John Merryman: The snide reference to the Christos displays total ignorance of what they do and how their works relate to the environment.
That was sloppy writing on Professor Fendrich’s part, not snidery. And that was one of the few posts Prof. Fendrich typed herself, instead of letting me do it. I would have tweaked the passage to: “Yes, an artist like Christo may still be wrapping buildings, or hanging a bunch of orange flags in Central Park. But those are urban works. In the already battered natural world, we’ve developed a general resistance to permitting even well-intentioned artists to impose their visions on it.” Still, that wouldn’t get Christo entirely off the hook for that “curtain” in Colorado, or the fatal Japan/California “umbrellas” piece (a person was killed installing that, you know), or the potential ecological harm in his proposal to put awnings over a river. Look, I’m just the secretary, so maybe I’m off base here. But all these big-scale projects make me more than a little angry. I mean, why do artists have to add to the world’s problems?
Yet Another Holiday
J.: Once [it’s] recognized and controlled for (in terms of finding other balancing evaluative measures for teaching effectiveness) then we can do something about grade inflation. Until we acknowledge the connection, we can piously wring our hands all we want but nothing will change. How many untenured, junior, lowly paid or adjunct faculty members are going to “do something about grade inflation” when the payback will be lower to no pay raises and possible denial of tenure? It’s easy to pontificate about “courage” when you have tenure.

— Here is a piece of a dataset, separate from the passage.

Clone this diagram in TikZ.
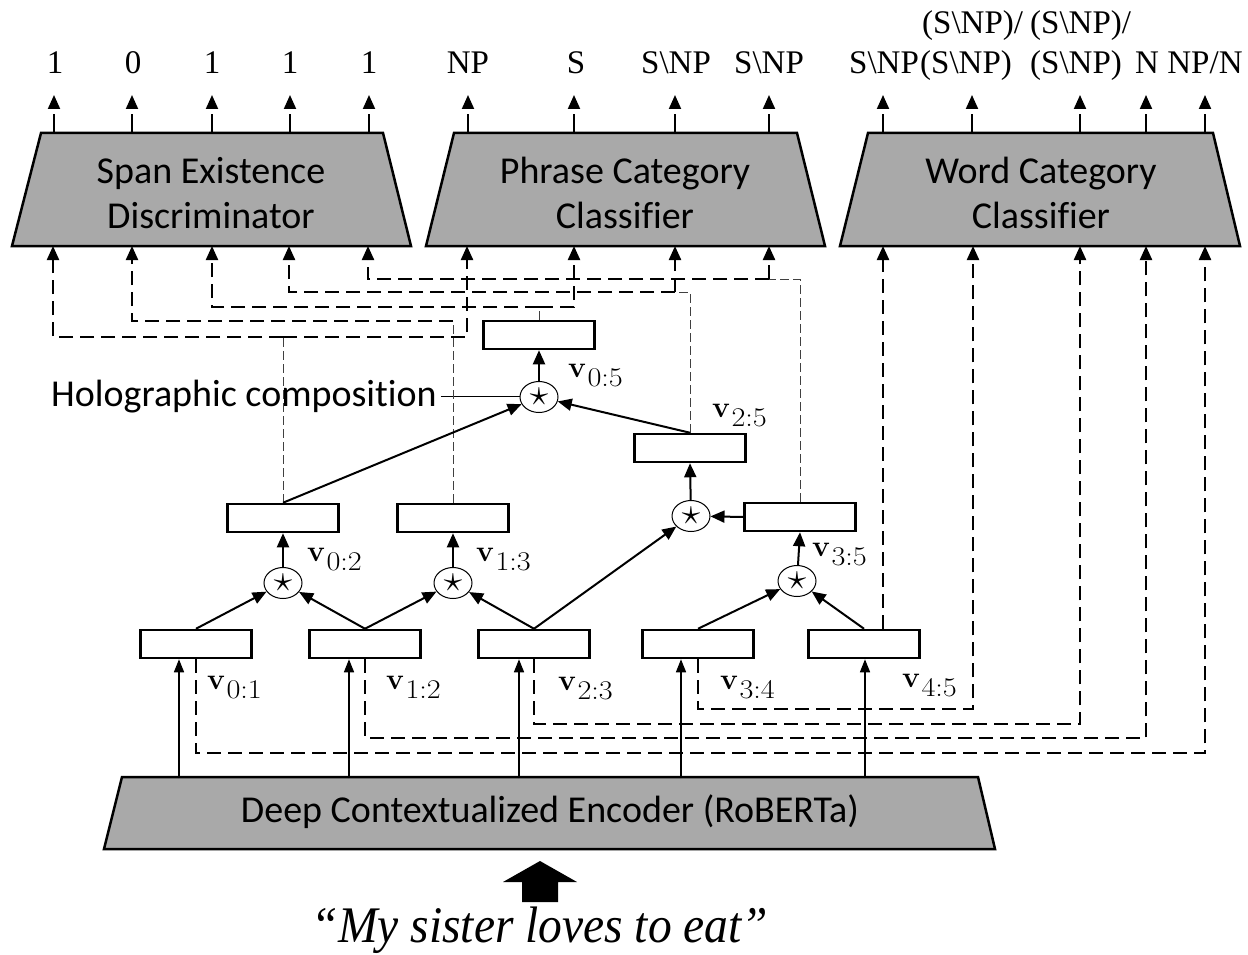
\documentclass[tikz,border=0pt]{standalone}
\usepackage{fontspec}
\newfontfamily\tms{Liberation Serif}
\newfontfamily\calfont[Ligatures=NoCommon]{Carlito}
\usetikzlibrary{arrows.meta,calc,shapes.geometric}
\definecolor{boxgray}{RGB}{169,169,169}
\newcommand\vlab[1]{{\fontsize{30}{30}\selectfont\bfseries v}\kern1.5pt\raisebox{-9pt}{\scalebox{1.12}[1]{\fontsize{27}{27}\selectfont #1}}}
\newcommand\compstar{\scalebox{1.5}{\fontsize{24.88}{25}\selectfont$\star$}}
\begin{document}
\begin{tikzpicture}[x=1pt,y=-1pt,
  tip/.style={-{Triangle[width=12pt,length=14pt]}},
  arr/.style={tip, line width=2pt},
  encarr/.style={-{Triangle[width=10pt,length=13pt]}, line width=1.5pt},
  wire/.style={line width=2.2pt, dash pattern=on 14pt off 7pt},
  wirearr/.style={wire, tip},
  thinwire/.style={line width=1pt, dash pattern=on 9pt off 4pt, draw=black!75},
  vbox/.style={draw, line width=2.5pt, minimum width=111pt, minimum height=28pt, inner sep=0pt, fill=white},
  comp/.style={draw, ellipse, line width=1pt, minimum width=38pt, minimum height=31pt, inner sep=0pt, fill=white},
  trap/.style={draw, line width=2.5pt, fill=boxgray, line join=miter},
  boxtext/.style={font=\calfont\fontsize{38}{45}\selectfont, align=center, inner sep=0pt},
  lab/.style={font=\tms\fontsize{33}{40}\selectfont, inner sep=0pt, anchor=base},
  labw/.style={lab, anchor=base west},
  vl/.style={anchor=base west, inner sep=0pt},
  outarr/.style={tip, line width=2pt, dash pattern=on 19pt off 6pt},
]
\fill[white] (0,0) rectangle (1248,955);
\useasboundingbox (0,0) rectangle (1248,955);

% ---------- classifier boxes ----------
\draw[trap] (41,133) -- (383,133) -- (411,246) -- (12,246) -- cycle;
\node[boxtext] (spanT) at (211,193) {Span Existence\\Discriminator};
\draw[trap] (454,133) -- (797,133) -- (825,246) -- (426,246) -- cycle;
\node[boxtext] (phrT) at (625,193) {Phrase Category\\Classifier};
\draw[trap] (868,133) -- (1213,133) -- (1240,246) -- (840,246) -- cycle;
\node[boxtext] (wordT) at (1041,193) {Word Category\\Classifier};
\draw[trap] (122,777) -- (978,777) -- (995,849) -- (104,849) -- cycle;
\node[boxtext, anchor=base] (encT) at (550,822) {Deep Contextualized Encoder (RoBERTa)};

% ---------- output arrows and labels ----------
\foreach \x [count=\i] in {54,132,212,290,369,468,574,675,769,883,972,1080,1146,1205}{
  \coordinate (ob\i) at (\x,133);
  \coordinate (ot\i) at (\x,95);
  \draw[outarr] (ob\i) -- (ot\i);
}
\node[lab] (o1) at (55,74) {1};
\node[lab] (o2) at (133,74) {0};
\node[lab] (o3) at (212,74) {1};
\node[lab] (o4) at (290,74) {1};
\node[lab] (o5) at (369,74) {1};
\node[lab] (o6) at (468,74) {NP};
\node[lab] (o7) at (576,74) {S};
\node[lab] (o8) at (676,74) {S\textbackslash NP};
\node[lab] (o9) at (769,74) {S\textbackslash NP};
\node[lab] (o10) at (884,74) {S\textbackslash NP};
\node[labw] (o11a) at (922,34) {(S\textbackslash NP)/};
\node[labw] (o11b) at (920,74) {(S\textbackslash NP)};
\node[labw] (o12a) at (1030,34) {(S\textbackslash NP)/};
\node[labw] (o12b) at (1030,74) {(S\textbackslash NP)};
\node[lab] (o13) at (1147,74) {N};
\node[lab] (o14) at (1205,74) {NP/N};

% ---------- input coordinates of the classifiers ----------
\foreach \x [count=\i] in {53,132,212,289,368}{\coordinate (in\i) at (\x,246);}
\foreach \x [count=\i] in {467,574,675,769}{\coordinate (pin\i) at (\x,246);}
\foreach \x [count=\i] in {883,973,1080,1146,1205}{\coordinate (win\i) at (\x,246);}

% ---------- tree nodes ----------
\node[vbox] (v01) at (196,644) {};
\node[vbox] (v12) at (365,644) {};
\node[vbox] (v23) at (534,644) {};
\node[vbox] (v34) at (698,644) {};
\node[vbox] (v45) at (864,644) {};
\node[comp] (c02) at (283,583) {\compstar};
\node[comp] (c13) at (453,583) {\compstar};
\node[comp] (c35) at (797,581) {\compstar};
\node[vbox] (v02) at (283,518) {};
\node[vbox] (v13) at (453,518) {};
\node[vbox] (v35) at (800,517) {};
\node[comp] (c25) at (691,516) {\compstar};
\node[vbox] (v25) at (690,448) {};
\node[comp] (c05) at (539,397) {\compstar};
\node[vbox] (v05) at (539,335) {};

% ---------- labels ----------
\node[vl] (l01) at (207,689) {\vlab{0:1}};
\node[vl] (l12) at (386,689) {\vlab{1:2}};
\node[vl] (l23) at (558,690) {\vlab{2:3}};
\node[vl] (l34) at (720,689) {\vlab{3:4}};
\node[vl] (l45) at (902,687) {\vlab{4:5}};
\node[vl] (l02) at (307,561) {\vlab{0:2}};
\node[vl] (l13) at (476,561) {\vlab{1:3}};
\node[vl] (l35) at (812,556) {\vlab{3:5}};
\node[vl] (l25) at (712,417) {\vlab{2:5}};
\node[vl] (l05) at (568,377) {\vlab{0:5}};
\node[font=\calfont\fontsize{38}{45}\selectfont, anchor=base west, inner sep=4pt] (holo) at (47,406) {Holographic composition};
\draw[line width=1pt] (holo.east) -- (holo.east -| c05.west);

% ---------- span / phrase wiring ----------
\coordinate (j02) at (283,337);
\coordinate (j13) at (453,321);
\coordinate (j05) at (539,307);
\coordinate (j25) at (675,292);
\coordinate (j35) at (769,279);
\draw[thinwire] (v02.north) -- (j02);
\draw[thinwire] (v13.north) -- (j13);
\draw[thinwire] (v05.north) -- (j05);
\draw[thinwire] (v25.north) |- (j25);
\draw[thinwire] (v35.north) |- (j35);
\draw[wirearr] (j02) -| (in1);
\draw[wirearr] (j02) -| (pin1);
\draw[wirearr] (j13) -| (in2);
\draw[wirearr] (j05) -| (in3);
\draw[wirearr] (j05) -| (pin2);
\draw[wirearr] (j25) -| (in4);
\draw[wirearr] (j25) -- (pin3);
\draw[wirearr] (j35) -| (in5);
\draw[wirearr] (j35) -- (pin4);

% ---------- word wiring ----------
\draw[wirearr] ($(v45.north)+(19,0)$) -- (win1);
\draw[wirearr] (v34.south) -- ++(0,50) -| (win2);
\draw[wirearr] (v23.south) -- ++(0,65) -| (win3);
\draw[wirearr] (v12.south) -- ++(0,79) -| (win4);
\draw[wirearr] (v01.south) -- ++(0,94) -| (win5);

% ---------- encoder arrows ----------
\foreach \n/\dx in {v01/-17,v12/-16,v23/-15,v34/-17,v45/1}{
  \coordinate (e\n) at ($(\n.south)+(\dx,119)$);
  \draw[encarr] (e\n) -- ($(\n.south)+(\dx,0)$);
}

% ---------- tree arrows ----------
\draw[arr] (v01.north) -- (c02);
\draw[arr] (v12.north) -- (c02);
\draw[arr] (v12.north) -- (c13);
\draw[arr] (v23.north) -- (c13);
\draw[arr] (v23.north) -- (c25);
\draw[arr] (v34.north) -- (c35);
\draw[arr] (v45.north) -- (c35);
\draw[arr] (c02) -- (v02.south);
\draw[arr] (c13) -- (v13.south);
\draw[arr] (c35) -- (v35.south);
\draw[arr] (v35.west) -- (c25);
\draw[arr] (c25) -- (v25.south);
\draw[arr] (v02.north) -- (c05);
\draw[arr] (v25.north) -- (c05);
\draw[arr] (c05) -- (v05.south);

% ---------- input ----------
\fill (540,861) -- (577,882) -- (558,882) -- (558,902) -- (522,902) -- (522,882) -- (503,882) -- cycle;
\node[font=\tms\itshape\fontsize{47.5}{50}\selectfont, anchor=base, inner sep=0pt] (quote) at (540,942) {\scalebox{1}[1.08]{“My sister loves to eat”}};
\end{tikzpicture}
\end{document}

I happen to know for a fact that Professor Fendrich gets among the most favorable student evaluations in the department and is one of the hardest graders in the department. It was this way with her, too, before she got tenure. (I’ve known her a long time, and from the time she got on a tenure track, to the granting of tenure, she always mouthed off about things—got her into some trouble, I might add, although that’s another story). If what she says about grade inflation is “pontificating,” then you should become a Catholic, so to speak. Anyway, J., as I see it, you’ve got three choices vis-à-vis grade inflation and student evaluations: 1) keep caving in to pressure to give undeservedly high grades and wait until you’ve got tenure to give a C+ grade to a C+ student and start “do[ing] something about grade inflation” (at which point, of course, your untenured colleagues will make to you the exact arguments you’re making now), 2) embark on a campaign to force administrators and tenure committees to de-emphasize student evaluations (curtailing student opinion—that’ll go over real big in the 21st century!), or 3) start calling ‘em like you really see ‘em and brave the consequences.